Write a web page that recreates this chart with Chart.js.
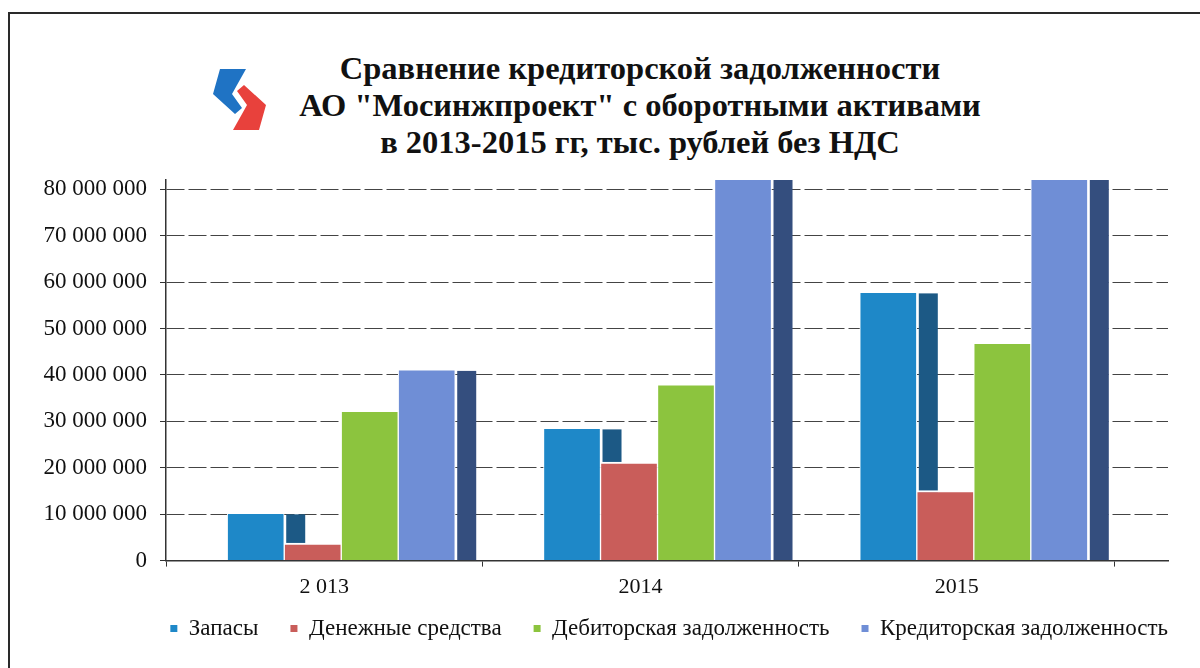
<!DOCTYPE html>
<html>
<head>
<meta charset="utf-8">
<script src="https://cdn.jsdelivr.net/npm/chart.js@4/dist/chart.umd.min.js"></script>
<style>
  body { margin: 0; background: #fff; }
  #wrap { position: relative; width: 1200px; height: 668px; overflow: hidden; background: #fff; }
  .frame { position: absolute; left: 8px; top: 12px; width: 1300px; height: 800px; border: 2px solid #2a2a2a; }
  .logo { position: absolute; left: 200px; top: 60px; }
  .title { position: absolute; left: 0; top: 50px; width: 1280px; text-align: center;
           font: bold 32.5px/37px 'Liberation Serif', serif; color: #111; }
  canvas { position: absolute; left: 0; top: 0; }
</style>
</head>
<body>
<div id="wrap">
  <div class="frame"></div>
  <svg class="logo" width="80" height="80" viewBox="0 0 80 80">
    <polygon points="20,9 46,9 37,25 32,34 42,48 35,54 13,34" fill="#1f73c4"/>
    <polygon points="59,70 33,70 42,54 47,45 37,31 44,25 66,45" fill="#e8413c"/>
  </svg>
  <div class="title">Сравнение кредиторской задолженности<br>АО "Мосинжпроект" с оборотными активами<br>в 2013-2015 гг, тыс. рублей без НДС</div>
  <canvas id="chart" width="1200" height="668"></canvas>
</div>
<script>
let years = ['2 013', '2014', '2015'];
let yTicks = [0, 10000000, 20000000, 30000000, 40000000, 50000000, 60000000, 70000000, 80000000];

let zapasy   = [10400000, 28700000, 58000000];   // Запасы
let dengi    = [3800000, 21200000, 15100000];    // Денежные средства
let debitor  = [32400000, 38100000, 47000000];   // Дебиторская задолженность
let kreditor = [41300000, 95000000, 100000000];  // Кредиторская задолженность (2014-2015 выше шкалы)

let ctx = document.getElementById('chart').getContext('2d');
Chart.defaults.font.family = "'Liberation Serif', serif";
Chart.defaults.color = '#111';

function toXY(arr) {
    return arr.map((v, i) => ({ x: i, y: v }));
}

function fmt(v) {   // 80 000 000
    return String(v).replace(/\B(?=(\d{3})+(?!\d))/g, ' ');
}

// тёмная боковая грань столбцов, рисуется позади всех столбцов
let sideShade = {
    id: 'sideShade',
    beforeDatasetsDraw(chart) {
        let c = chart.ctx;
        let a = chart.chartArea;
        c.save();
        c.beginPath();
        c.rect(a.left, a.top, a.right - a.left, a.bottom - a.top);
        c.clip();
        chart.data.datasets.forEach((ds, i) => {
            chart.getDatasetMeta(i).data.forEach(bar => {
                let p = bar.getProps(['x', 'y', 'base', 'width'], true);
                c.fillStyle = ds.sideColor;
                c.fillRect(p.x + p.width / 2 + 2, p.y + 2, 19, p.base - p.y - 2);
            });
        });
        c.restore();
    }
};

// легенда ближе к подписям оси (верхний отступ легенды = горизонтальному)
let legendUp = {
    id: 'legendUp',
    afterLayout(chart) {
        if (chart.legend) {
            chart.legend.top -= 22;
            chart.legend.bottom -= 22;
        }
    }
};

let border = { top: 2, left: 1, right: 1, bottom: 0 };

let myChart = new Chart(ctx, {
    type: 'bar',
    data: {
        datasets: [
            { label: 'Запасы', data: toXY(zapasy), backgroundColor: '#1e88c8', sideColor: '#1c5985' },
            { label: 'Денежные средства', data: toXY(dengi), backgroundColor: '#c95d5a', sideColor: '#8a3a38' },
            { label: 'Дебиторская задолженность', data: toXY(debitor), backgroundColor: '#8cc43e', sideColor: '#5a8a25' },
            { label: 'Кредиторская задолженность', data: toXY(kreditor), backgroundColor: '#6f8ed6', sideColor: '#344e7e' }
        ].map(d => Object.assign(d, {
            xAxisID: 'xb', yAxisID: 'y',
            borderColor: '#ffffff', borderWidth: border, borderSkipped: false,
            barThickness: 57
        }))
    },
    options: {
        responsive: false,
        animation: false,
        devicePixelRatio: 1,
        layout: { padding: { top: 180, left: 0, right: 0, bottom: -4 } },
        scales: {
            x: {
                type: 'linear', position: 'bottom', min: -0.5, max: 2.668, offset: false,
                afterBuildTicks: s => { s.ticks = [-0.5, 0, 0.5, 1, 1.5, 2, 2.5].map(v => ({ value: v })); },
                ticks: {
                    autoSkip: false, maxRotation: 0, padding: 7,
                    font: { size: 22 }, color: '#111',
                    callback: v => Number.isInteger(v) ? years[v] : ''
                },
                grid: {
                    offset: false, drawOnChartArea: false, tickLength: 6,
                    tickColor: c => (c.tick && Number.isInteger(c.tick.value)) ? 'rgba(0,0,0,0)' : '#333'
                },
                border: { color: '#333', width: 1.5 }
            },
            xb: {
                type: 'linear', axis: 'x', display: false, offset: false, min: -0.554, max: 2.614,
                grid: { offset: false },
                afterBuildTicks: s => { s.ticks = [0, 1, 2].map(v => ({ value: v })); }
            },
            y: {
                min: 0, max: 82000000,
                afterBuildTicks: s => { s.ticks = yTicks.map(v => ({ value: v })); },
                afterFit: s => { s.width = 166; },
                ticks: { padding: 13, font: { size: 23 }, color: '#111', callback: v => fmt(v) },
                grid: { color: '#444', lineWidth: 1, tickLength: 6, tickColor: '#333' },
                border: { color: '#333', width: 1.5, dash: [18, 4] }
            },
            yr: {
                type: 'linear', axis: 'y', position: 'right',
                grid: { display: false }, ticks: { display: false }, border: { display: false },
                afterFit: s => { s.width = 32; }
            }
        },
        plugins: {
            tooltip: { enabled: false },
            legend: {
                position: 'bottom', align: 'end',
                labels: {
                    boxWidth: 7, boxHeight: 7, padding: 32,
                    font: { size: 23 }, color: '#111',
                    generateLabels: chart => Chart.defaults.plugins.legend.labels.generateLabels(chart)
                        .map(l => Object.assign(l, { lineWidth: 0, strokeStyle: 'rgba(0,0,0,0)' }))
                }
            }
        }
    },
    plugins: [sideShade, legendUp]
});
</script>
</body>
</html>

* What you need to do *
From the listing, extract all text exactly as given and drop any picture.

* Task result *
Write a web page that recreates this chart with Chart.js.
<!DOCTYPE html>
<html>
<head>
<meta charset="utf-8">
<script src="https://cdn.jsdelivr.net/npm/chart.js@4/dist/chart.umd.min.js"></script>
<style>
  body { margin: 0; background: #fff; }
  #wrap { position: relative; width: 1200px; height: 668px; overflow: hidden; background: #fff; }
  .frame { position: absolute; left: 8px; top: 12px; width: 1300px; height: 800px; border: 2px solid #2a2a2a; }
  .logo { position: absolute; left: 200px; top: 60px; }
  .title { position: absolute; left: 0; top: 50px; width: 1280px; text-align: center;
           font: bold 32.5px/37px 'Liberation Serif', serif; color: #111; }
  canvas { position: absolute; left: 0; top: 0; }
</style>
</head>
<body>
<div id="wrap">
  <div class="frame"></div>
  <svg class="logo" width="80" height="80" viewBox="0 0 80 80">
    <polygon points="20,9 46,9 37,25 32,34 42,48 35,54 13,34" fill="#1f73c4"/>
    <polygon points="59,70 33,70 42,54 47,45 37,31 44,25 66,45" fill="#e8413c"/>
  </svg>
  <div class="title">Сравнение кредиторской задолженности<br>АО "Мосинжпроект" с оборотными активами<br>в 2013-2015 гг, тыс. рублей без НДС</div>
  <canvas id="chart" width="1200" height="668"></canvas>
</div>
<script>
let years = ['2 013', '2014', '2015'];
let yTicks = [0, 10000000, 20000000, 30000000, 40000000, 50000000, 60000000, 70000000, 80000000];

let zapasy   = [10400000, 28700000, 58000000];   // Запасы
let dengi    = [3800000, 21200000, 15100000];    // Денежные средства
let debitor  = [32400000, 38100000, 47000000];   // Дебиторская задолженность
let kreditor = [41300000, 95000000, 100000000];  // Кредиторская задолженность (2014-2015 выше шкалы)

let ctx = document.getElementById('chart').getContext('2d');
Chart.defaults.font.family = "'Liberation Serif', serif";
Chart.defaults.color = '#111';

function toXY(arr) {
    return arr.map((v, i) => ({ x: i, y: v }));
}

function fmt(v) {   // 80 000 000
    return String(v).replace(/\B(?=(\d{3})+(?!\d))/g, ' ');
}

// тёмная боковая грань столбцов, рисуется позади всех столбцов
let sideShade = {
    id: 'sideShade',
    beforeDatasetsDraw(chart) {
        let c = chart.ctx;
        let a = chart.chartArea;
        c.save();
        c.beginPath();
        c.rect(a.left, a.top, a.right - a.left, a.bottom - a.top);
        c.clip();
        chart.data.datasets.forEach((ds, i) => {
            chart.getDatasetMeta(i).data.forEach(bar => {
                let p = bar.getProps(['x', 'y', 'base', 'width'], true);
                c.fillStyle = ds.sideColor;
                c.fillRect(p.x + p.width / 2 + 2, p.y + 2, 19, p.base - p.y - 2);
            });
        });
        c.restore();
    }
};

// легенда ближе к подписям оси (верхний отступ легенды = горизонтальному)
let legendUp = {
    id: 'legendUp',
    afterLayout(chart) {
        if (chart.legend) {
            chart.legend.top -= 22;
            chart.legend.bottom -= 22;
        }
    }
};

let border = { top: 2, left: 1, right: 1, bottom: 0 };

let myChart = new Chart(ctx, {
    type: 'bar',
    data: {
        datasets: [
            { label: 'Запасы', data: toXY(zapasy), backgroundColor: '#1e88c8', sideColor: '#1c5985' },
            { label: 'Денежные средства', data: toXY(dengi), backgroundColor: '#c95d5a', sideColor: '#8a3a38' },
            { label: 'Дебиторская задолженность', data: toXY(debitor), backgroundColor: '#8cc43e', sideColor: '#5a8a25' },
            { label: 'Кредиторская задолженность', data: toXY(kreditor), backgroundColor: '#6f8ed6', sideColor: '#344e7e' }
        ].map(d => Object.assign(d, {
            xAxisID: 'xb', yAxisID: 'y',
            borderColor: '#ffffff', borderWidth: border, borderSkipped: false,
            barThickness: 57
        }))
    },
    options: {
        responsive: false,
        animation: false,
        devicePixelRatio: 1,
        layout: { padding: { top: 180, left: 0, right: 0, bottom: -4 } },
        scales: {
            x: {
                type: 'linear', position: 'bottom', min: -0.5, max: 2.668, offset: false,
                afterBuildTicks: s => { s.ticks = [-0.5, 0, 0.5, 1, 1.5, 2, 2.5].map(v => ({ value: v })); },
                ticks: {
                    autoSkip: false, maxRotation: 0, padding: 7,
                    font: { size: 22 }, color: '#111',
                    callback: v => Number.isInteger(v) ? years[v] : ''
                },
                grid: {
                    offset: false, drawOnChartArea: false, tickLength: 6,
                    tickColor: c => (c.tick && Number.isInteger(c.tick.value)) ? 'rgba(0,0,0,0)' : '#333'
                },
                border: { color: '#333', width: 1.5 }
            },
            xb: {
                type: 'linear', axis: 'x', display: false, offset: false, min: -0.554, max: 2.614,
                grid: { offset: false },
                afterBuildTicks: s => { s.ticks = [0, 1, 2].map(v => ({ value: v })); }
            },
            y: {
                min: 0, max: 82000000,
                afterBuildTicks: s => { s.ticks = yTicks.map(v => ({ value: v })); },
                afterFit: s => { s.width = 166; },
                ticks: { padding: 13, font: { size: 23 }, color: '#111', callback: v => fmt(v) },
                grid: { color: '#444', lineWidth: 1, tickLength: 6, tickColor: '#333' },
                border: { color: '#333', width: 1.5, dash: [18, 4] }
            },
            yr: {
                type: 'linear', axis: 'y', position: 'right',
                grid: { display: false }, ticks: { display: false }, border: { display: false },
                afterFit: s => { s.width = 32; }
            }
        },
        plugins: {
            tooltip: { enabled: false },
            legend: {
                position: 'bottom', align: 'end',
                labels: {
                    boxWidth: 7, boxHeight: 7, padding: 32,
                    font: { size: 23 }, color: '#111',
                    generateLabels: chart => Chart.defaults.plugins.legend.labels.generateLabels(chart)
                        .map(l => Object.assign(l, { lineWidth: 0, strokeStyle: 'rgba(0,0,0,0)' }))
                }
            }
        }
    },
    plugins: [sideShade, legendUp]
});
</script>
</body>
</html>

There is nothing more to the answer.